Checking too often also pulls your focus toward the number itself rather than the habits that actually build wealth over time. It becomes a game, and not a particularly useful one.
Why once a year isn't enough
Go too far the other way and you're flying blind. A year is a long time for a problem to quietly grow. Spending that's crept above your income, a debt that's been slowly increasing, savings that haven't moved - these are things you want to catch early, not discover twelve months later.
Annual tracking also makes it hard to understand why things changed. If your net worth dropped over the year, do you know when it started, or which asset was responsible? The detail disappears when the gaps are too large.
Monthly is the sweet spot
For most people, once a month hits the right balance. It's regular enough to stay on top of things and catch problems early, but infrequent enough that you're not reacting to short-term noise.
It also fits naturally into how most financial life works - pay cycles, loan repayments, savings contributions. Updating your net worth once a month starts to feel like a natural part of your routine rather than a chore.
You don't need to update every asset every month - but a monthly snapshot of the whole picture is genuinely worth having.
What to update and how often
Not everything needs a precise fresh figure every month. Here's a sensible approach:
- Bank and savings accounts: Monthly - easy to check and they change regularly
- Investment accounts: Monthly - values can shift significantly
- Retirement funds: Every few months, or when you get a statement
- Property: Every 6–12 months, or when something significant changes in your market
- Vehicles: Every 6–12 months - they depreciate gradually
- Loans and debts: Monthly - balances change with every repayment
For anything you don't update, just leave the previous value.
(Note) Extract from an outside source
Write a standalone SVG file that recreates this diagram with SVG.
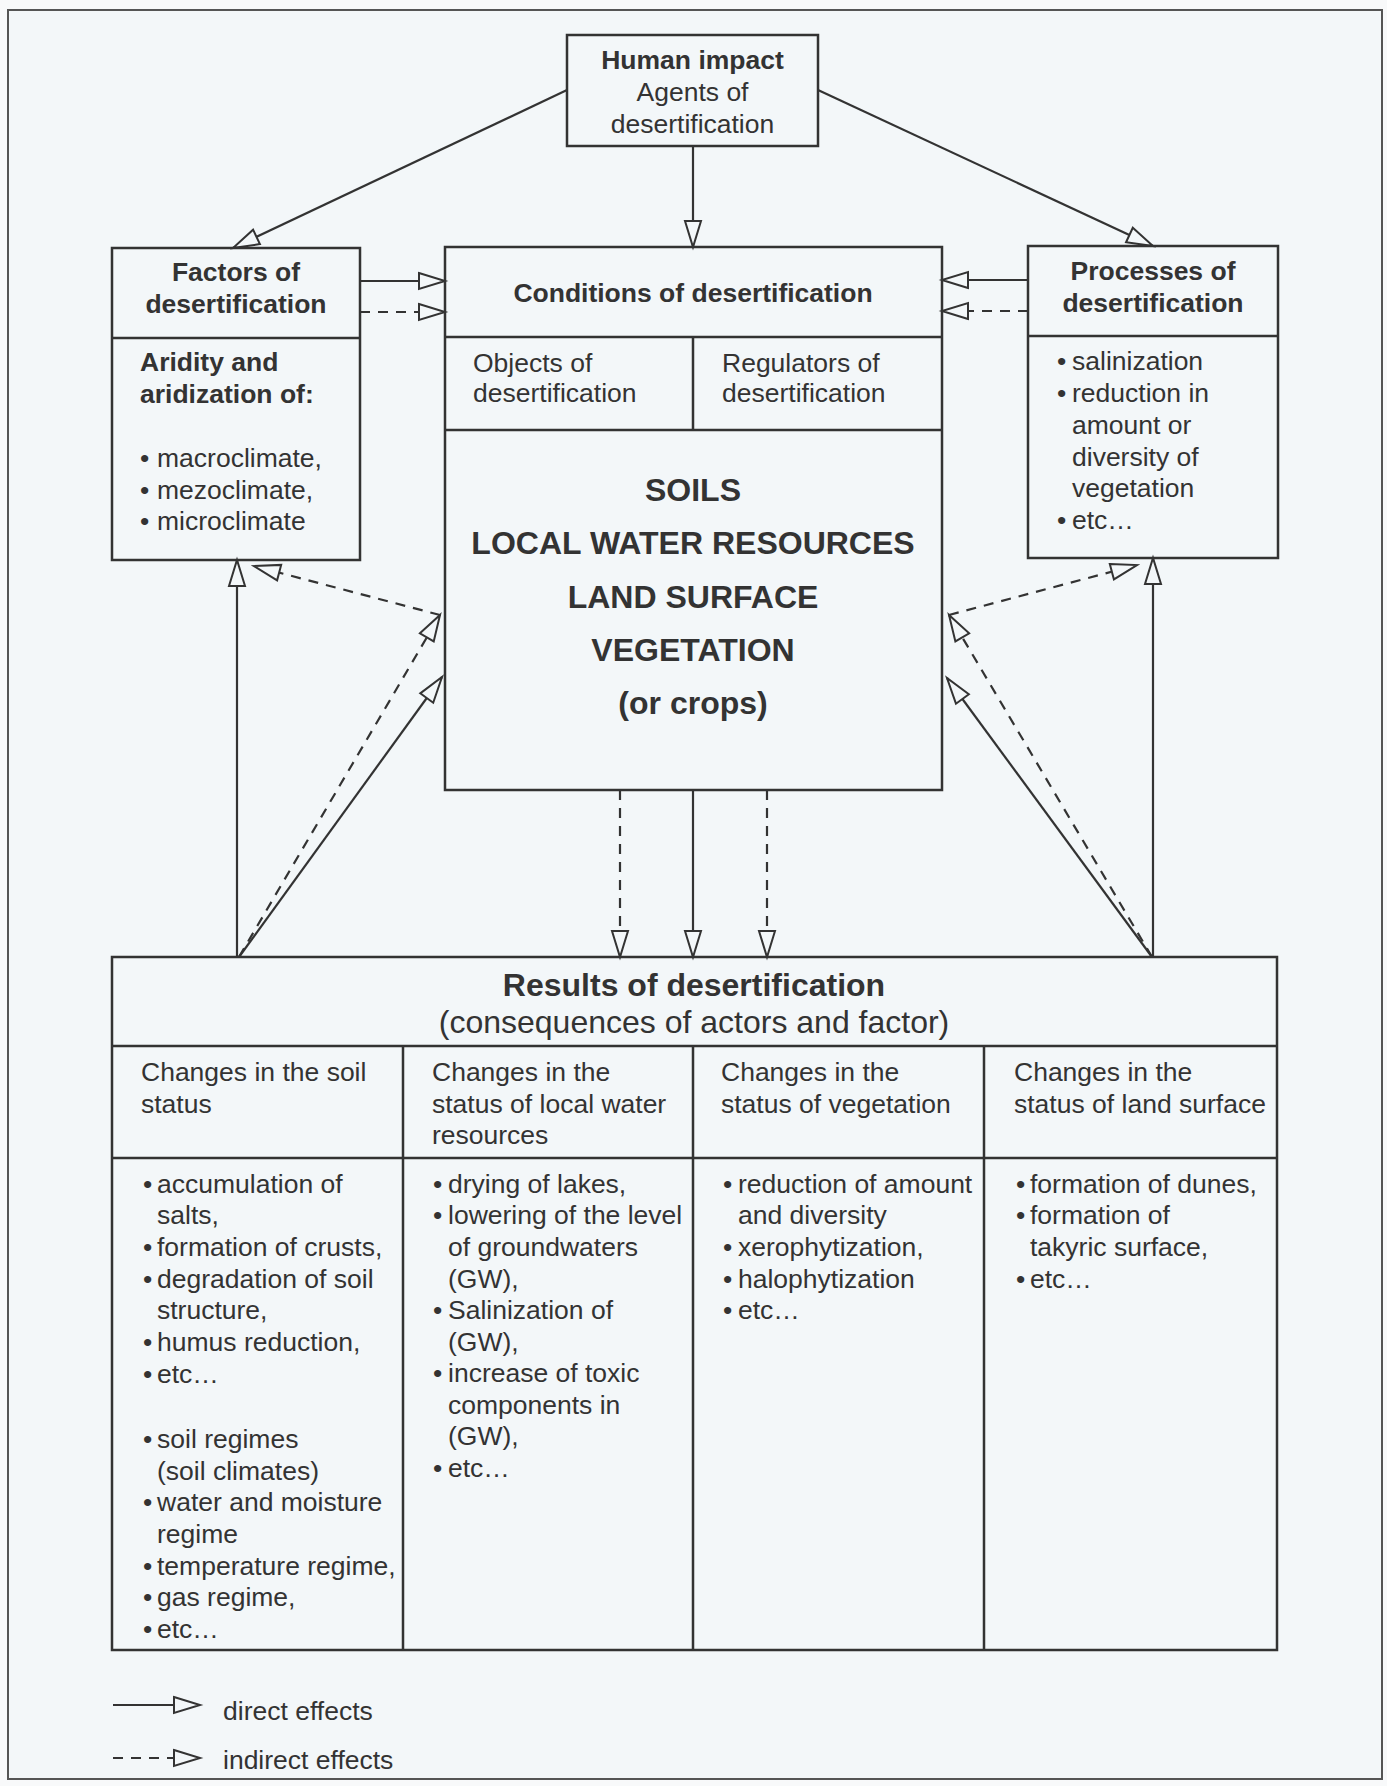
<svg xmlns="http://www.w3.org/2000/svg" width="1387" height="1786" viewBox="0 0 1387 1786">
<style>
.box{fill:none;stroke:#333;stroke-width:2.5}
.t{font-family:"Liberation Sans",Arial,Helvetica,sans-serif;fill:#333;font-size:26.5px}
.b{font-weight:bold}
.c{text-anchor:middle}
.big{font-size:32px}
.ln{stroke:#333;stroke-width:2.2;fill:none;marker-end:url(#ah)}
.dash{stroke-dasharray:10 8}
</style>
<defs>
<marker id="ah" markerUnits="userSpaceOnUse" markerWidth="30" markerHeight="20" refX="26" refY="8" orient="auto" overflow="visible">
<path d="M0,0 L26,8 L0,16 Z" fill="#f3f7f9" stroke="#333" stroke-width="2" stroke-dasharray="none"/>
</marker>
</defs>
<rect x="0" y="0" width="1387" height="1786" fill="#f8f9fa"/>
<rect x="8" y="10" width="1374" height="1769" fill="#f3f7f9" stroke="#555" stroke-width="2"/>

<g id="connectors">
<line class="ln" x1="567" y1="90" x2="233" y2="248"/>
<line class="ln" x1="693" y1="146" x2="693" y2="247"/>
<line class="ln" x1="818" y1="90" x2="1153" y2="246"/>
<line class="ln" x1="360" y1="281" x2="445" y2="281"/>
<line class="ln dash" x1="360" y1="312" x2="445" y2="312"/>
<line class="ln" x1="1028" y1="280" x2="942" y2="280"/>
<line class="ln dash" x1="1028" y1="311" x2="942" y2="311"/>
<line class="ln" x1="693" y1="790" x2="693" y2="957"/>
<line class="ln dash" x1="620" y1="790" x2="620" y2="957"/>
<line class="ln dash" x1="767" y1="790" x2="767" y2="957"/>
<line class="ln" x1="237" y1="957" x2="237" y2="560"/>
<line class="ln" x1="239" y1="957" x2="442" y2="677"/>
<line class="ln dash" x1="239" y1="957" x2="440" y2="615"/>
<line class="ln dash" x1="440" y1="615" x2="254" y2="566"/>
<line class="ln" x1="1153" y1="957" x2="1153" y2="558"/>
<line class="ln" x1="1152" y1="957" x2="947" y2="678"/>
<line class="ln dash" x1="1152" y1="957" x2="949" y2="615"/>
<line class="ln dash" x1="949" y1="615" x2="1137" y2="565"/>
</g>

<g id="human">
<rect class="box" x="567" y="35" width="251" height="111"/>
<text class="t b c" x="692.5" y="69">Human impact</text>
<text class="t c" x="692.5" y="101">Agents of</text>
<text class="t c" x="692.5" y="133">desertification</text>
</g>

<g id="factors">
<rect class="box" x="112" y="248" width="248" height="312"/>
<line class="box" x1="112" y1="338" x2="360" y2="338"/>
<text class="t b c" x="236" y="281">Factors of</text>
<text class="t b c" x="236" y="313">desertification</text>
<text class="t b" x="140" y="371">Aridity and</text>
<text class="t b" x="140" y="403">aridization of:</text>
<text class="t"><tspan x="140" y="467">•</tspan><tspan x="157" y="467">macroclimate,</tspan></text>
<text class="t"><tspan x="140" y="499">•</tspan><tspan x="157" y="499">mezoclimate,</tspan></text>
<text class="t"><tspan x="140" y="530">•</tspan><tspan x="157" y="530">microclimate</tspan></text>
</g>

<g id="conditions">
<rect class="box" x="445" y="247" width="497" height="543"/>
<line class="box" x1="445" y1="337" x2="942" y2="337"/>
<line class="box" x1="445" y1="430" x2="942" y2="430"/>
<line class="box" x1="693" y1="337" x2="693" y2="430"/>
<text class="t b c" x="693" y="302">Conditions of desertification</text>
<text class="t" x="473" y="372">Objects of</text>
<text class="t" x="473" y="402">desertification</text>
<text class="t" x="722" y="372">Regulators of</text>
<text class="t" x="722" y="402">desertification</text>
<text class="t b c big" x="693" y="501">SOILS</text>
<text class="t b c big" x="693" y="554">LOCAL WATER RESOURCES</text>
<text class="t b c big" x="693" y="608">LAND SURFACE</text>
<text class="t b c big" x="693" y="661">VEGETATION</text>
<text class="t b c big" x="693" y="714">(or crops)</text>
</g>

<g id="processes">
<rect class="box" x="1028" y="246" width="250" height="312"/>
<line class="box" x1="1028" y1="336" x2="1278" y2="336"/>
<text class="t b c" x="1153" y="280">Processes of</text>
<text class="t b c" x="1153" y="312">desertification</text>
<text class="t"><tspan x="1057" y="370">•</tspan><tspan x="1072" y="370">salinization</tspan></text>
<text class="t"><tspan x="1057" y="402">•</tspan><tspan x="1072" y="402">reduction in</tspan></text>
<text class="t" x="1072" y="434">amount or</text>
<text class="t" x="1072" y="466">diversity of</text>
<text class="t" x="1072" y="497">vegetation</text>
<text class="t"><tspan x="1057" y="529">•</tspan><tspan x="1072" y="529">etc…</tspan></text>
</g>

<g id="results">
<rect class="box" x="112" y="957" width="1165" height="693"/>
<line class="box" x1="112" y1="1046" x2="1277" y2="1046"/>
<line class="box" x1="112" y1="1158" x2="1277" y2="1158"/>
<line class="box" x1="403" y1="1046" x2="403" y2="1650"/>
<line class="box" x1="693" y1="1046" x2="693" y2="1650"/>
<line class="box" x1="984" y1="1046" x2="984" y2="1650"/>
<text class="t b c big" x="694" y="996">Results of desertification</text>
<text class="t c big" x="694" y="1033">(consequences of actors and factor)</text>

<text class="t" x="141" y="1081">Changes in the soil</text>
<text class="t" x="141" y="1113">status</text>
<text class="t" x="432" y="1081">Changes in the</text>
<text class="t" x="432" y="1113">status of local water</text>
<text class="t" x="432" y="1144">resources</text>
<text class="t" x="721" y="1081">Changes in the</text>
<text class="t" x="721" y="1113">status of vegetation</text>
<text class="t" x="1014" y="1081">Changes in the</text>
<text class="t" x="1014" y="1113">status of land surface</text>

<text class="t"><tspan x="143" y="1193">•</tspan><tspan x="157" y="1193">accumulation of</tspan></text>
<text class="t" x="157" y="1224">salts,</text>
<text class="t"><tspan x="143" y="1256">•</tspan><tspan x="157" y="1256">formation of crusts,</tspan></text>
<text class="t"><tspan x="143" y="1288">•</tspan><tspan x="157" y="1288">degradation of soil</tspan></text>
<text class="t" x="157" y="1319">structure,</text>
<text class="t"><tspan x="143" y="1351">•</tspan><tspan x="157" y="1351">humus reduction,</tspan></text>
<text class="t"><tspan x="143" y="1383">•</tspan><tspan x="157" y="1383">etc…</tspan></text>
<text class="t"><tspan x="143" y="1448">•</tspan><tspan x="157" y="1448">soil regimes</tspan></text>
<text class="t" x="157" y="1480">(soil climates)</text>
<text class="t"><tspan x="143" y="1511">•</tspan><tspan x="157" y="1511">water and moisture</tspan></text>
<text class="t" x="157" y="1543">regime</text>
<text class="t"><tspan x="143" y="1575">•</tspan><tspan x="157" y="1575">temperature regime,</tspan></text>
<text class="t"><tspan x="143" y="1606">•</tspan><tspan x="157" y="1606">gas regime,</tspan></text>
<text class="t"><tspan x="143" y="1638">•</tspan><tspan x="157" y="1638">etc…</tspan></text>

<text class="t"><tspan x="433" y="1193">•</tspan><tspan x="448" y="1193">drying of lakes,</tspan></text>
<text class="t"><tspan x="433" y="1224">•</tspan><tspan x="448" y="1224">lowering of the level</tspan></text>
<text class="t" x="448" y="1256">of groundwaters</text>
<text class="t" x="448" y="1288">(GW),</text>
<text class="t"><tspan x="433" y="1319">•</tspan><tspan x="448" y="1319">Salinization of</tspan></text>
<text class="t" x="448" y="1351">(GW),</text>
<text class="t"><tspan x="433" y="1382">•</tspan><tspan x="448" y="1382">increase of toxic</tspan></text>
<text class="t" x="448" y="1414">components in</text>
<text class="t" x="448" y="1445">(GW),</text>
<text class="t"><tspan x="433" y="1477">•</tspan><tspan x="448" y="1477">etc…</tspan></text>

<text class="t"><tspan x="723" y="1193">•</tspan><tspan x="738" y="1193">reduction of amount</tspan></text>
<text class="t" x="738" y="1224">and diversity</text>
<text class="t"><tspan x="723" y="1256">•</tspan><tspan x="738" y="1256">xerophytization,</tspan></text>
<text class="t"><tspan x="723" y="1288">•</tspan><tspan x="738" y="1288">halophytization</tspan></text>
<text class="t"><tspan x="723" y="1319">•</tspan><tspan x="738" y="1319">etc…</tspan></text>

<text class="t"><tspan x="1016" y="1193">•</tspan><tspan x="1030" y="1193">formation of dunes,</tspan></text>
<text class="t"><tspan x="1016" y="1224">•</tspan><tspan x="1030" y="1224">formation of</tspan></text>
<text class="t" x="1030" y="1256">takyric surface,</text>
<text class="t"><tspan x="1016" y="1288">•</tspan><tspan x="1030" y="1288">etc…</tspan></text>
</g>

<g id="legend">
<line class="ln" x1="113" y1="1705" x2="200" y2="1705"/>
<text class="t" x="223" y="1720">direct effects</text>
<line class="ln dash" x1="113" y1="1758" x2="200" y2="1758"/>
<text class="t" x="223" y="1769">indirect effects</text>
</g>
</svg>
A rough estimate that's a few months old is still far more useful than a blank. Good enough is good enough.
Pick a day and stick to it
The date doesn't matter much - what matters is consistency. The first of the month is clean and easy to remember. Some people prefer the last day of the month, or a day or two after payday when everything has settled.
Pick one, add a recurring reminder to your calendar, and treat it as a quick 10-15 minute check-in. That's all it needs to be.
What if you fall off the habit?
You will miss months. Life gets busy - it happens to everyone. That's fine. Don't let a gap become an excuse to give up entirely. Just pick up from where you are now.
An imperfect record with a few gaps in it is still infinitely more useful than nothing. Start fresh, keep going, and don't stress about what you missed.